== GIVEN INSTRUCTION ==
Extract the lines from the first one in the records below through the line containing "pcts = [c / total * 100 for c in counts]", keeping both ends and leaving out any pictures.

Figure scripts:
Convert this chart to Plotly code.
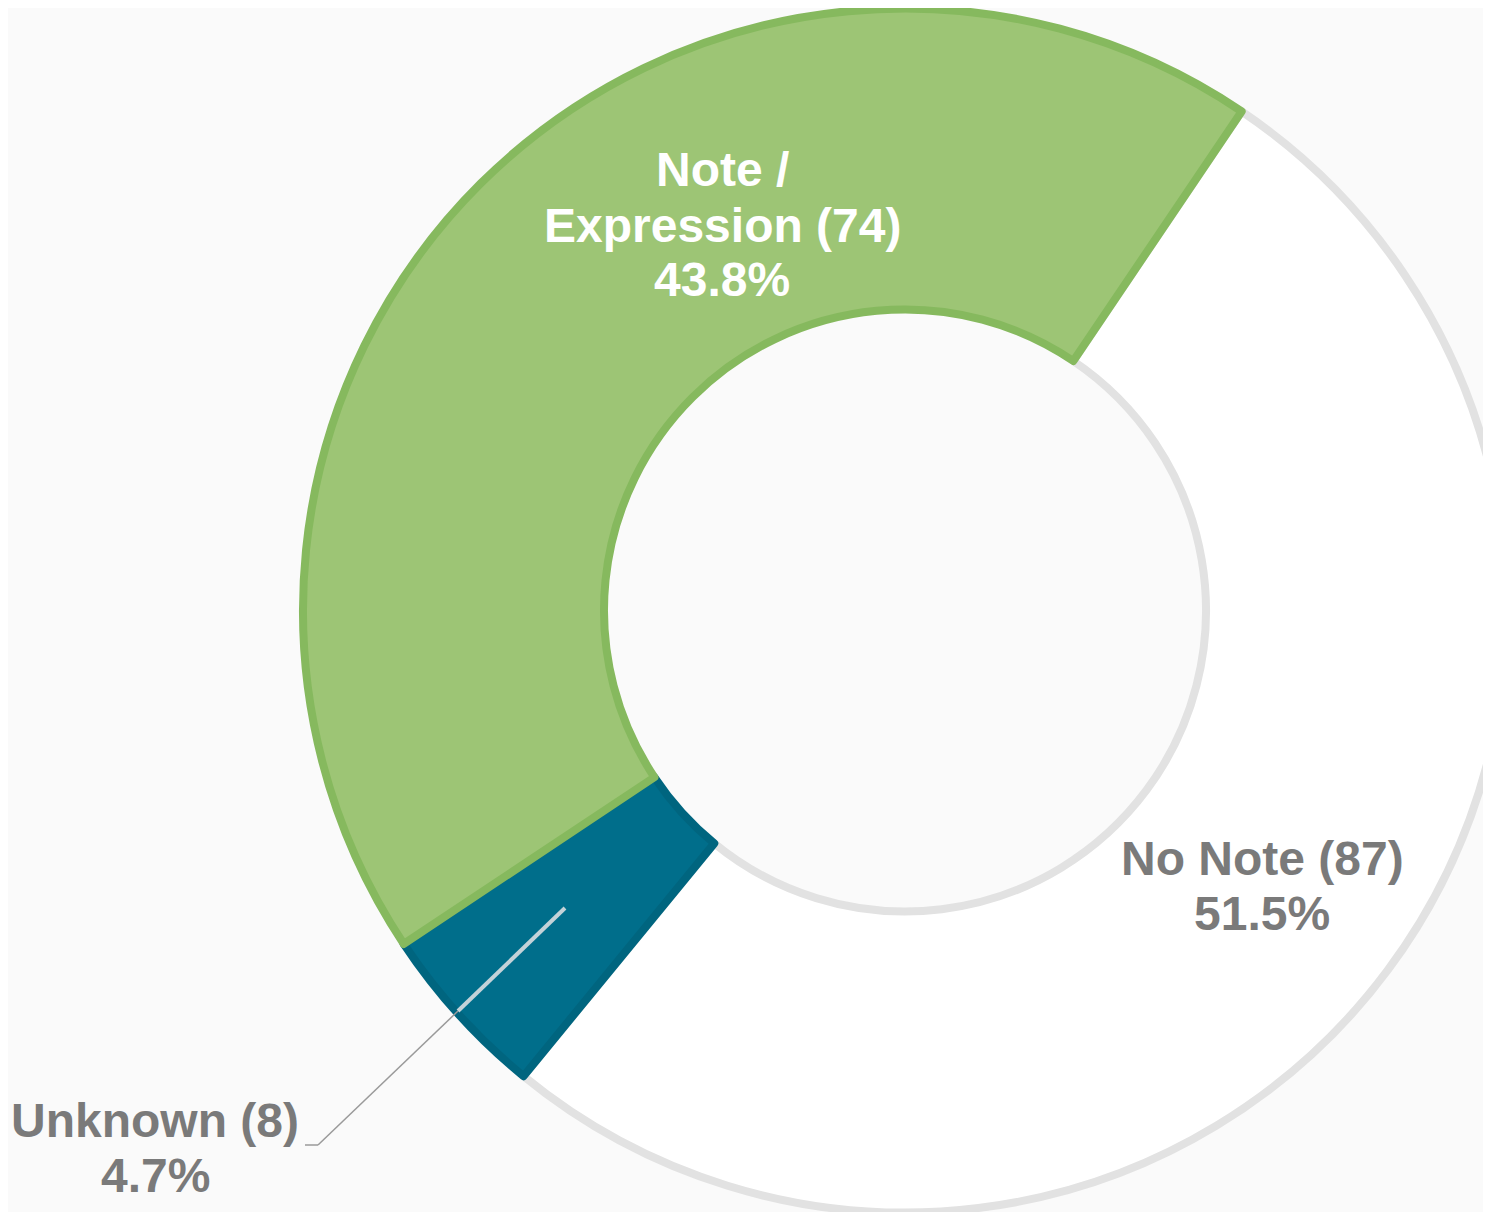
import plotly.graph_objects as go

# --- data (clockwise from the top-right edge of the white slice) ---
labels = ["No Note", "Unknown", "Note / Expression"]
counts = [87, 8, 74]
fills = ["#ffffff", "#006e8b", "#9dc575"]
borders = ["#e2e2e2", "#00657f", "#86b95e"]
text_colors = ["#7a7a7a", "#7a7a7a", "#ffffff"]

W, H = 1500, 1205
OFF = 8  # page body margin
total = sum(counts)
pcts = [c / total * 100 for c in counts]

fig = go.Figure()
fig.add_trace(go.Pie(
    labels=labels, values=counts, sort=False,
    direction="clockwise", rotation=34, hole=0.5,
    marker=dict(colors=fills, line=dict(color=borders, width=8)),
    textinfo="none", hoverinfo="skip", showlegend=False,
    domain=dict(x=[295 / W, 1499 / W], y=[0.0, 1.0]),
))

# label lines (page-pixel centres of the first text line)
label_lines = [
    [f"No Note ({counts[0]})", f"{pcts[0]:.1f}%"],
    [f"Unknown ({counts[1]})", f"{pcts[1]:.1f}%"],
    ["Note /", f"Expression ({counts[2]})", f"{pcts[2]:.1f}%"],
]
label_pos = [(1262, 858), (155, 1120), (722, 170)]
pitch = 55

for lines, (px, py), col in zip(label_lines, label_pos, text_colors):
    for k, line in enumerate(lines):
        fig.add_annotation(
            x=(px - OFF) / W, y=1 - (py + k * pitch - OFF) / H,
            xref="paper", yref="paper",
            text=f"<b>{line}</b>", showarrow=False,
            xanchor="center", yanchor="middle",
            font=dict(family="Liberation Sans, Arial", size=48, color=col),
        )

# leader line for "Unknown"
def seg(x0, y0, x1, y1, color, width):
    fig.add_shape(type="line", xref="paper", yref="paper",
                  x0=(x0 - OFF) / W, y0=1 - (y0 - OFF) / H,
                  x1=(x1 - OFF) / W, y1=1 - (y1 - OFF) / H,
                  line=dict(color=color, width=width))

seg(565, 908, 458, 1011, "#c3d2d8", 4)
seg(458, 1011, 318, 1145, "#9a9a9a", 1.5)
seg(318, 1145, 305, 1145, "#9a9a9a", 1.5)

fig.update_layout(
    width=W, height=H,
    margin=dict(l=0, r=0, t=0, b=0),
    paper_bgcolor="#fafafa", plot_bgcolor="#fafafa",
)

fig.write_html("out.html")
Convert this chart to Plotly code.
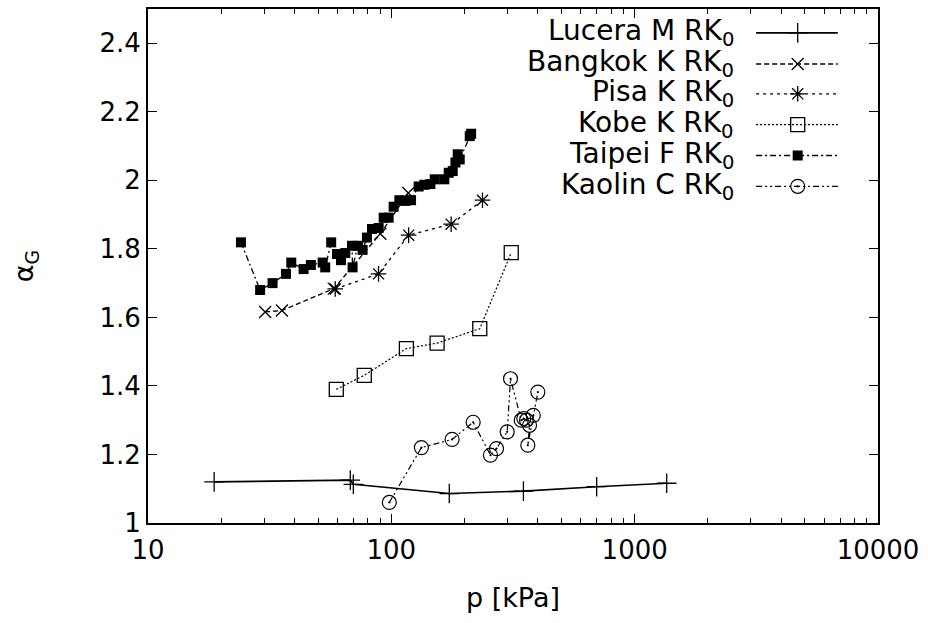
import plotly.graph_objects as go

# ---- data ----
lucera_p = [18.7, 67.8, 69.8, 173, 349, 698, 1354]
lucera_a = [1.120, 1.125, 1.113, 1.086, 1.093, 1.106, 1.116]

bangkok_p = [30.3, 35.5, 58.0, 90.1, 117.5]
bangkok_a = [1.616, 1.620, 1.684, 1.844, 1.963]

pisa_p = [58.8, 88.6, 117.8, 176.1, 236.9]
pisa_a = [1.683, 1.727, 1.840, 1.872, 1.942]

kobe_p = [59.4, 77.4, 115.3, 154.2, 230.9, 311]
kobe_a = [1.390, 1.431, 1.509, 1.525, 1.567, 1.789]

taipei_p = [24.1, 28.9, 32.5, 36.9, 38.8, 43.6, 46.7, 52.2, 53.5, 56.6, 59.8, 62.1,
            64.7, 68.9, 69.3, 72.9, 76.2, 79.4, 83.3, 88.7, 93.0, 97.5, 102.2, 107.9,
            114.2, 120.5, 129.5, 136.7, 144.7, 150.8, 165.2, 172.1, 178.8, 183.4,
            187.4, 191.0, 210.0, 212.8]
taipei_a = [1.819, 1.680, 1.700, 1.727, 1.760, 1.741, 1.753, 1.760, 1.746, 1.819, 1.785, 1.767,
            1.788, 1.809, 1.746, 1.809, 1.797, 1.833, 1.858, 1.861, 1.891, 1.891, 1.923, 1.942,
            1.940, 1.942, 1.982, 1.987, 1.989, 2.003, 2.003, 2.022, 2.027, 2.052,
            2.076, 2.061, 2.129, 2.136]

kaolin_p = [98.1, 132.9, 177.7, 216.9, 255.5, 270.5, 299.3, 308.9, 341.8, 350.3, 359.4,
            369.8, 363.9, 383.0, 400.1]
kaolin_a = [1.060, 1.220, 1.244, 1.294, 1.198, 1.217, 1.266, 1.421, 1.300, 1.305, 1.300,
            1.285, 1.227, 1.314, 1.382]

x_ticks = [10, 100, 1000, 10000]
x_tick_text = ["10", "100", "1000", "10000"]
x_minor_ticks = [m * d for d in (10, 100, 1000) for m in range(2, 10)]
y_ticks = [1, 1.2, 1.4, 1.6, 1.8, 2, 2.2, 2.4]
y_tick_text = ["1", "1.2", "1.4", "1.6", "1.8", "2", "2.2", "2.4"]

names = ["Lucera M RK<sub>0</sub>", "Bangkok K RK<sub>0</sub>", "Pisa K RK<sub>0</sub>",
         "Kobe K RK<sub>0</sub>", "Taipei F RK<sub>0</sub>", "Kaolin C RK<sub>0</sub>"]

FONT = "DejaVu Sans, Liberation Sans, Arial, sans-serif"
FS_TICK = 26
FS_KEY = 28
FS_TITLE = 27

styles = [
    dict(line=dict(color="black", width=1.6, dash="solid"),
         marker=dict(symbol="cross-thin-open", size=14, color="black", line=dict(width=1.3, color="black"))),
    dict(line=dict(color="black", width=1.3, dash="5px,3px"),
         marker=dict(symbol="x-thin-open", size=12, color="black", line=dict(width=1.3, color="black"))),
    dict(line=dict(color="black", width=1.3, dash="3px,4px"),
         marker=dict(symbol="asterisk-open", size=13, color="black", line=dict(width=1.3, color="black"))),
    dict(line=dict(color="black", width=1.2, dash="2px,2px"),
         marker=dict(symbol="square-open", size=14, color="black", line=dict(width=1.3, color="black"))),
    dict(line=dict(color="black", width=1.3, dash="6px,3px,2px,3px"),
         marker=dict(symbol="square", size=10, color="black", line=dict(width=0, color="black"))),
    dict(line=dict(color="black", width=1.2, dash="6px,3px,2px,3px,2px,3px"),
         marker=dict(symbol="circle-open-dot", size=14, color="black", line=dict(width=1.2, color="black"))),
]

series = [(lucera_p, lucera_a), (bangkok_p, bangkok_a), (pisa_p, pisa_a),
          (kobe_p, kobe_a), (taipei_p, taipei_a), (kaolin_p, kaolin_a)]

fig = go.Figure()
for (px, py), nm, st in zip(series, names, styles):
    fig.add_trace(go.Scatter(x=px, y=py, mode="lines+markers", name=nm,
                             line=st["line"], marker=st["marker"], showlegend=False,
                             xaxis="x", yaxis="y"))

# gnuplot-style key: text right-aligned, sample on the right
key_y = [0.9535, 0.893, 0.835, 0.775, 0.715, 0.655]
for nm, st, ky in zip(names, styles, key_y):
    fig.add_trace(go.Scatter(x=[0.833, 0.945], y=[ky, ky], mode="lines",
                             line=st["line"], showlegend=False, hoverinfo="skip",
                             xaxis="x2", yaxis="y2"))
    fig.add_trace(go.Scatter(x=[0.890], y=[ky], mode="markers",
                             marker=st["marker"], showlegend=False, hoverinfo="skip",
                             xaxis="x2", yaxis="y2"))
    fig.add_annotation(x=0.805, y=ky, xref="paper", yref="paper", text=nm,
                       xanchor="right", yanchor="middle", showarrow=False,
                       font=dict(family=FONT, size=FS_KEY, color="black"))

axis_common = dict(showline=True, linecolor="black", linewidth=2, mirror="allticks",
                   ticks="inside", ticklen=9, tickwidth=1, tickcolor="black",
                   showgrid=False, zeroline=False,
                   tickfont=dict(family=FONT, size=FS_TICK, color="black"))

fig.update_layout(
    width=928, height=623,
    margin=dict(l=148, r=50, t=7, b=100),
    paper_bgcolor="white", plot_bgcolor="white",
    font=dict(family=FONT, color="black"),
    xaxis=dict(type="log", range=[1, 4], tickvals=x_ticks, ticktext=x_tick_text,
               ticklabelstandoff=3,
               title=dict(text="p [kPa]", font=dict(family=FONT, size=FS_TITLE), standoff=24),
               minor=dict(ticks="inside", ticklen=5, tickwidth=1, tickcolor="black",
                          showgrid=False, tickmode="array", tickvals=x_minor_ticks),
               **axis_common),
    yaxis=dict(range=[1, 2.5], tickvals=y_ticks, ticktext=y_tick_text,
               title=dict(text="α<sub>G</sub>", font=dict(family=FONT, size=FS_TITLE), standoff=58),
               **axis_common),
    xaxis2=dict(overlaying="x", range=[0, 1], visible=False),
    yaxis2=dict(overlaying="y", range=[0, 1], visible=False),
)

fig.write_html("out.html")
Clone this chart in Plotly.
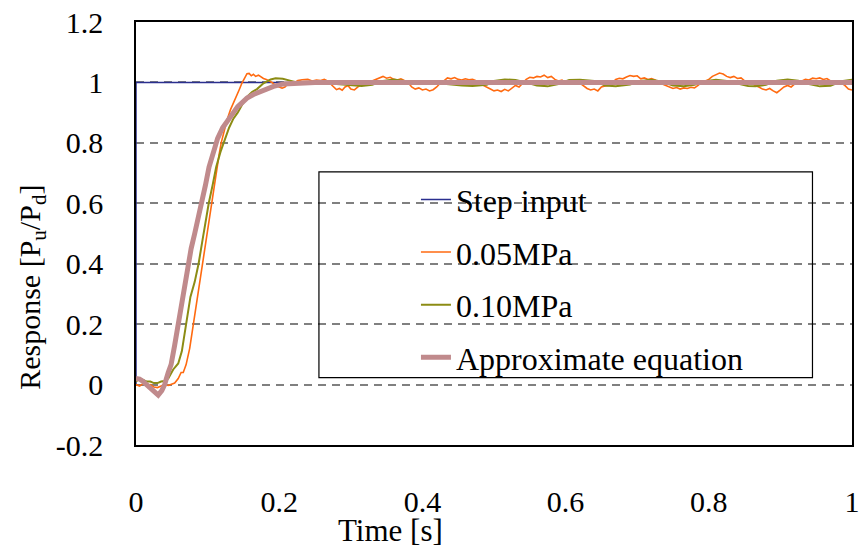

== OUTPUT BELOW ==
Convert this chart to Plotly code.
import plotly.graph_objects as go

# --- data (clockwise from the top-right edge of the white slice) ---
labels = ["No Note", "Unknown", "Note / Expression"]
counts = [87, 8, 74]
fills = ["#ffffff", "#006e8b", "#9dc575"]
borders = ["#e2e2e2", "#00657f", "#86b95e"]
text_colors = ["#7a7a7a", "#7a7a7a", "#ffffff"]

W, H = 1500, 1205
OFF = 8  # page body margin
total = sum(counts)
pcts = [c / total * 100 for c in counts]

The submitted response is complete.